Laurel can count celebrities among its own [Old Town Laurel]

Old Town folk are certainly no strangers to having the occasional celebrity in their midst. The likes of future President Eisenhower and his wife, Mamie, resided on Montgomery Street, when he was an Army lieutenant stationed at Fort Meade, and she a young bride in their third year of marriage. Megadeath lead guitarist Marty Friedman is an alumnus of our storied, first-in-the-county high school, and Andrew Maynard, a fighter who won the light heavyweight Gold Medal in 1988, hails from Laurel.

Boxer Demond Nicholson, a Laurel High graduate, Class of 2011, is making a name for himself in the squared circle. The son of Wilbert Nicholson and Sherry Ogburn, this 20-year-old middleweight touts a record of five wins and no defeats.
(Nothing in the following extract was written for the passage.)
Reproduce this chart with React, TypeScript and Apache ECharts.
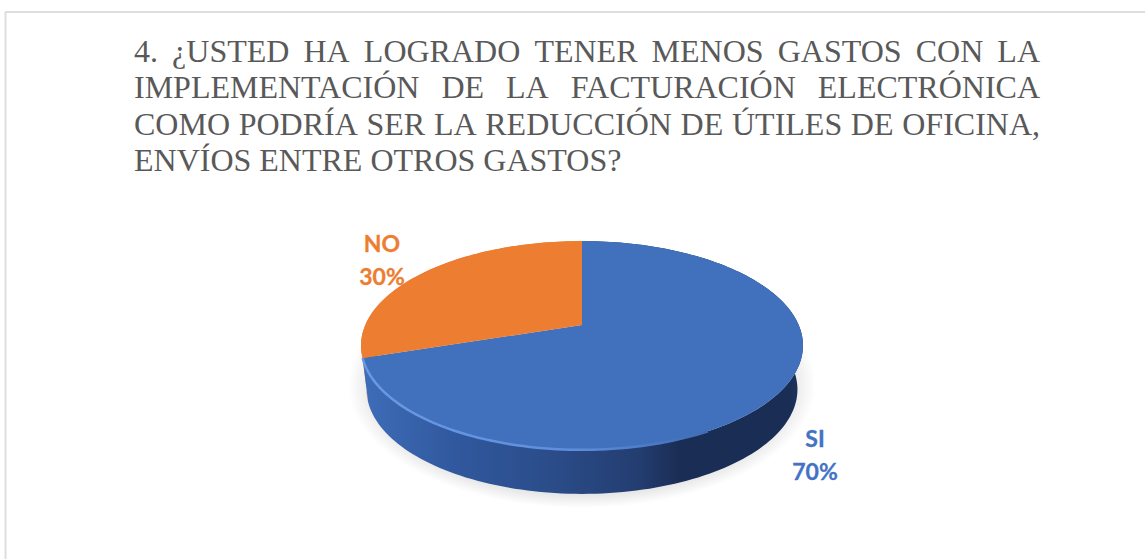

All his victories have come via knockouts.

An Olympic alternate in 2012, this rising star got his introduction to the sport via Cherry Lane Boxing and Youth Fitness and the Laurel Boys and Girls Club. Nicholson will celebrate his 21st birthday on Feb. 15. This promising, now professional competitor has two contests scheduled nearby. His next event will be on Feb. 21 at the Agriculture Center in Westminster, followed by another match on March 7 at the D.C. Armory.

His father, Wilbert Nicholson, said that the thing he is proudest of is that Demond is a good kid. Demond is the youngest of his six children. Desmod's grandmother, Mary Jones, is a Laurel native.

An email received from Helen Woods, of Laurel's trap-neuter-return program, asks for assistance in "tracking down unsterilized cat colonies." If you or someone you know is feeding feral felines, or needs help with spaying or neutering of your cat, you are asked to contact the group at 301-866-0161 as soon as possible, so they can provide assistance before kitten season. You can get more information on the organization at

Tending toward an affinity for canines, I asked feline aficionado and self-proclaimed cat lover John Floyd II for his thoughts on the group and their mission. Floyd said "Laurel TNR was instrumental in getting the city to scrap their old policy of trapping and turning cats over to [Prince George's County] Animal Control, an automatic death sentence for nearly all of them due to overcrowding, low funding and insufficient staffing. TNR is the best thing that's ever come along for outdoor kitties."

The group's motto, "Finding community solutions for community cats," sums it up best.